Pembahasan tentang ilmu Tasawuf memang
suatu pembahasan yang membutuhkan pendalaman yang lebih cermat dan hati-hati.
Ilmu ini berbeda dengan ilmu-ilmu eksak yang lebih menitikberatkan pembahasanya
pada hal-hal yang bersifat materi atau fisik, pembahasan Tasawuf adalah
pembahasan yang banyak berkutat dengan hal-hal yang metafisik. Sehinga
dibutuhkan penguasaan metodologi dan pengalaman langsung untuk memudahkan kita
menjelaskan apa yang sebenarnya dialami tokoh-tokohnya saat menuangkan gagasan
dan tindakanya sebagai manifestasi keyakinanya.

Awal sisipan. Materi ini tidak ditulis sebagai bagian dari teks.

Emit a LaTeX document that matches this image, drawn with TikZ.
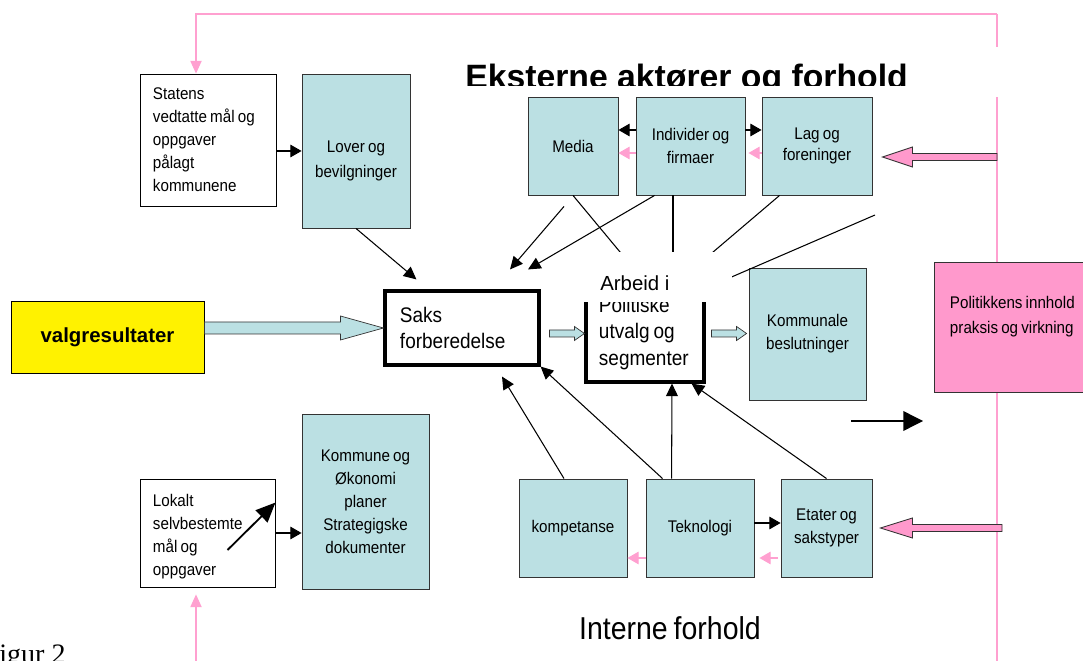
\documentclass[tikz,border=0pt]{standalone}
\usepackage{fontspec}
\setmainfont{Liberation Sans}
\newfontfamily\boxfont[FakeStretch=0.9, WordSpace=0.75]{Liberation Sans}
\newfontfamily\figfont{Liberation Serif}
\usetikzlibrary{arrows.meta, fit, calc, backgrounds}

\definecolor{boxblue}{RGB}{187,224,227}
\definecolor{boxpink}{RGB}{255,153,204}
\definecolor{linepink}{RGB}{255,160,208}
\definecolor{boxedge}{RGB}{51,51,51}

\begin{document}
\begin{tikzpicture}[x=0.025cm, y=-0.025cm,
    snug/.style={execute at begin node={\spaceskip=\fontdimen2\font\relax}},
    fatarrow/.style={draw=boxedge, fill=boxblue, line width=0.5pt},
    pinkfat/.style={draw=boxedge, fill=boxpink, line width=0.6pt}]
\useasboundingbox (0,0) rectangle (1083,661);
\clip (0,0) rectangle (1083,661);

% frame corners and loose ends
\coordinate (ftop) at (196,14);
\coordinate (fright) at (997,14);
\coordinate (fcorner) at (997,700);
\coordinate (fbot) at (196,700);
\coordinate (ce) at (630,264);
\coordinate (de) at (673,265);
\coordinate (ee) at (699,264);
\coordinate (ff1) at (875,215);
\coordinate (ff2) at (720,282);
\coordinate (fa1) at (851,421);
\coordinate (fa2) at (923,421);

% heading
\node (titlebox) [fit={(455,47) (1005,97)}, inner sep=0pt, fill=white] {};
\begin{scope}
    \clip (455,47) rectangle (1005,86);
    \node (title) at (465,89) [anchor=base west, inner sep=0pt, font=\bfseries\fontsize{24}{28}\selectfont] {Eksterne aktører og forhold};
\end{scope}

\begin{scope}[
    every node/.style={rectangle,draw=boxedge,fill=boxblue,line width=0.6pt,align=center,snug,
        font=\boxfont\fontsize{12}{16.3}\selectfont}]
    \node (lover) at (356, 151) [minimum width=2.7cm, minimum height=3.85cm, text width=2.3cm, text depth=5.7pt, font=\boxfont\fontsize{12}{17.7}\selectfont] {Lover og\\bevilgninger};

    % external actors
    \node (media) at (573, 146) [minimum width=2.25cm, minimum height=2.45cm] {Media};
    \node (individ) at (690.5, 146) [minimum width=2.725cm, minimum height=2.45cm] {Individer og\\firmaer};
    \node (lag) at (817, 146) [minimum width=2.75cm, minimum height=2.45cm, font=\boxfont\fontsize{12}{15.4}\selectfont] {Lag og\\foreninger};

    \node (kommunale) at (807.5, 334) [minimum width=2.925cm, minimum height=3.3cm] {Kommunale\\beslutninger};

    \node (kommune) at (365.5, 501.5) [minimum width=3.175cm, minimum height=4.375cm] {Kommune og\\Økonomi\\planer\\Strategigske\\dokumenter};

    % internal conditions
    \node (kompetanse) at (573, 528) [minimum width=2.7cm, minimum height=2.45cm] {kompetanse};
    \node (tekno) at (700, 528) [minimum width=2.7cm, minimum height=2.45cm] {Teknologi};
    \node (etater) at (826.5, 528) [minimum width=2.275cm, minimum height=2.45cm] {Etater og\\sakstyper};
\end{scope}

\begin{scope}[
    every node/.style={rectangle,draw=black,fill=white,line width=0.6pt,align=left,snug,
        inner xsep=0.325cm,font=\boxfont\fontsize{12}{16.3}\selectfont}]
    \node (statens) at (208, 140) [text width=2.75cm, minimum height=3.3cm] {Statens\\vedtatte mål og\\oppgaver\\pålagt\\kommunene};
    \node (lokalt) at (207.5, 533) [text width=2.725cm, minimum height=2.7cm, text depth=46pt] {Lokalt\\selvbestemte\\mål og\\oppgaver};
\end{scope}

\node (valg) at (107.5, 337) [rectangle, draw=black, fill=yellow, line width=0.6pt, minimum width=4.825cm, minimum height=1.8cm, font=\bfseries\fontsize{14.5}{17}\selectfont] {valgresultater};

\node (saks) at (462, 328) [rectangle, draw=black, fill=white, line width=2.2pt, align=left, snug, text width=3.1cm, inner xsep=0.375cm, minimum height=1.85cm, font=\boxfont\fontsize{15}{18.4}\selectfont] {Saks\\forberedelse};

\node (pol) at (645, 333.5) [rectangle, draw=black, fill=white, line width=2.2pt, align=left, snug, text width=2.3cm, inner xsep=0.325cm, minimum height=2.425cm, font=\boxfont\fontsize{15}{19.1}\selectfont] {Politiske\\utvalg og\\segmenter};

\node (politikk) at (1016, 327) [rectangle, draw=boxedge, fill=boxpink, line width=0.6pt, align=left, snug, text width=3.3cm, inner xsep=0.4cm, minimum height=3.25cm, text depth=34.4pt, font=\boxfont\fontsize{12}{17.7}\selectfont] {Politikkens innhold\\praksis og virkning};

% pink frame
\begin{scope}[on background layer, >={Triangle[length=9pt,width=8pt]}]
    \draw [->, linepink, line width=0.8pt] (fright) -- (ftop) -- (ftop |- statens.north);
    \draw [linepink, line width=0.8pt] (fright) -- (fcorner);
    \draw [->, linepink, line width=0.8pt, shorten >=0.175cm] (fcorner) -- (fbot) -- (fbot |- lokalt.south);
\end{scope}

% fat arrows
\path [fatarrow] ($(valg.east |- saks.west)+(0,-6)$) -| ($(saks.west)+(-43,-12)$) -- (saks.west) -- ($(saks.west)+(-43,12)$) |- ($(valg.east |- saks.west)+(0,6)$) -- cycle;
\path [fatarrow] ($(saks.east |- pol.west)+(9,-3.5)$) -| ($(pol.west)+(-10,-7)$) -- (pol.west) -- ($(pol.west)+(-10,7)$) |- ($(saks.east |- pol.west)+(9,3.5)$) -- cycle;
\coordinate (t3) at ($(kommunale.west |- pol.east)+(-2,0)$);
\path [fatarrow] ($(pol.east)+(6,-3.5)$) -| ($(t3)+(-10,-7)$) -- (t3) -- ($(t3)+(-10,7)$) |- ($(pol.east)+(6,3.5)$) -- cycle;

\coordinate (p1) at ($(lag.east)+(10,11)$);
\path [pinkfat] ($(fright |- p1)+(0,-3.5)$) -| ($(p1)+(30,-10)$) -- (p1) -- ($(p1)+(30,10)$) |- ($(fright |- p1)+(0,3.5)$) -- cycle;
\coordinate (p2) at ($(etater.east)+(8,0)$);
\path [pinkfat] ($(fright |- p2)+(5,-3.5)$) -| ($(p2)+(32,-10)$) -- (p2) -- ($(p2)+(32,10)$) |- ($(fright |- p2)+(5,3.5)$) -- cycle;

\begin{scope}[>={Triangle[length=9pt,width=8.5pt]},
              every edge/.style={draw,line width=0.75pt}]
    \path [->] (lover.south) edge ($(saks.north west)+(33,-10)$);
    \path [->] ($(media.south)+(-9,11)$) edge ($(saks.north)+(48,-20)$);
    \path [->] ($(individ.south west)+(19,0)$) edge ($(saks.north)+(66,-20)$);

    \path (media.south) edge (ce);
    \path (de |- individ.south) edge (de);
    \path ($(lag.south west)+(18,0)$) edge (ee);
    \path (ff1) edge (ff2);

    \path [->] ($(kompetanse.north)+(-9,0)$) edge ($(saks.south)+(40,10)$);
    \path [->] ($(tekno.north west)+(17,0)$) edge (saks.south east);
    \path [->] ($(tekno.north west)+(26,0)$) edge ($(pol.south)+(27,0)$);
    \path [->] (etater.north) edge ($(pol.south east)+(-14,0)$);
\end{scope}

\begin{scope}[>={Triangle[length=8pt,width=9pt]},
              every edge/.style={draw,line width=0.75pt}]
    \path [->] (statens.east |- lover.west) edge (lover.west);
    \path [->] ($(individ.west)+(0,-16)$) edge ($(media.east)+(0,-16)$);
    \path [->] ($(individ.east)+(0,-16)$) edge ($(lag.west)+(0,-16)$);
    \path [->] ($(tekno.east)+(0,-5)$) edge ($(etater.west)+(0,-5)$);
    \path [->] (lokalt.east) edge (lokalt.east -| kommune.west);

    \path [->] ($(individ.west)+(0,7)$) edge [linepink] ($(media.east)+(0,7)$);
    \path [->] ($(lag.west)+(0,7)$) edge [linepink] ($(individ.east)+(3,7)$);
    \path [->] ($(tekno.west)+(0,30)$) edge [linepink] ($(kompetanse.east)+(0,30)$);
    \path [->] ($(etater.west)+(-3,30)$) edge [linepink] ($(tekno.east)+(5,30)$);
\end{scope}

% loose arrows
\coordinate (la1) at ($(lokalt.center)+(20,17)$);
\coordinate (la2) at ($(lokalt.north east)+(0,24)$);
\draw [-{Triangle[length=14pt,width=12pt]}, line width=1.3pt] (la1) -- (la2);
\draw [-{Triangle[length=14pt,width=14pt]}, line width=1pt] (fa1) -- (fa2);

% cover over the committee box
\node (arbeidbg) [fit={(583,252) (732,302)}, inner sep=0pt, fill=white] {};
\node (arbeid) at (600, 283) [anchor=west, inner sep=0pt, font=\fontsize{14.5}{17}\selectfont] {Arbeid i};

\node (interne) at (670, 628) [font=\boxfont\fontsize{22.5}{26}\selectfont] {Interne forhold};
\node (figur) at (-1, 663) [anchor=base west, inner sep=0pt, font=\figfont\fontsize{20}{24}\selectfont] {igur 2};
\end{tikzpicture}
\end{document}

Dalam makalah simpel ini penulis
mecoba menguraikan sedikit tentang pemikiran dan ajaran Tasawuf versi al Hallaj
yang sangat kontroversial, wahdatu al wujud. Pembahasan kita meliputi
biografi dan corak ajaran beliau. Semoga dari apa yang penulis akan paparkan
bisa menambah wawasan kita tentang masalah-masalah spiritual keagamaan.
Terutama dalam agama Islam………….amin
BAB II PEMBAHASAN
a.
Profil Husain Ibn Mansur al-Hallaj
Husain ibn Mansur al-Hallaj atau biasa
disebut dengan Al-Hallaj adalah salah seorang ulama sufi yang dilahirkan di kota Thur yang bercorak Arab di kawasan Baidhah, Iran tenggara, pada tanggal 26 Maret
866 M. Ia merupakan seorang keturuna Persia. Kakeknya
adalah seorang penganut Zoroaster dan ayahnya memeluk Islam. Al-Hallaj merupakan
syekh sufi abad ke-9
dan ke-10
yang paling terkenal. Ia terkenal karena berkata: "Akulah
Kebenaran", ucapan yang membuatnya dieksekusi secara brutal.[2]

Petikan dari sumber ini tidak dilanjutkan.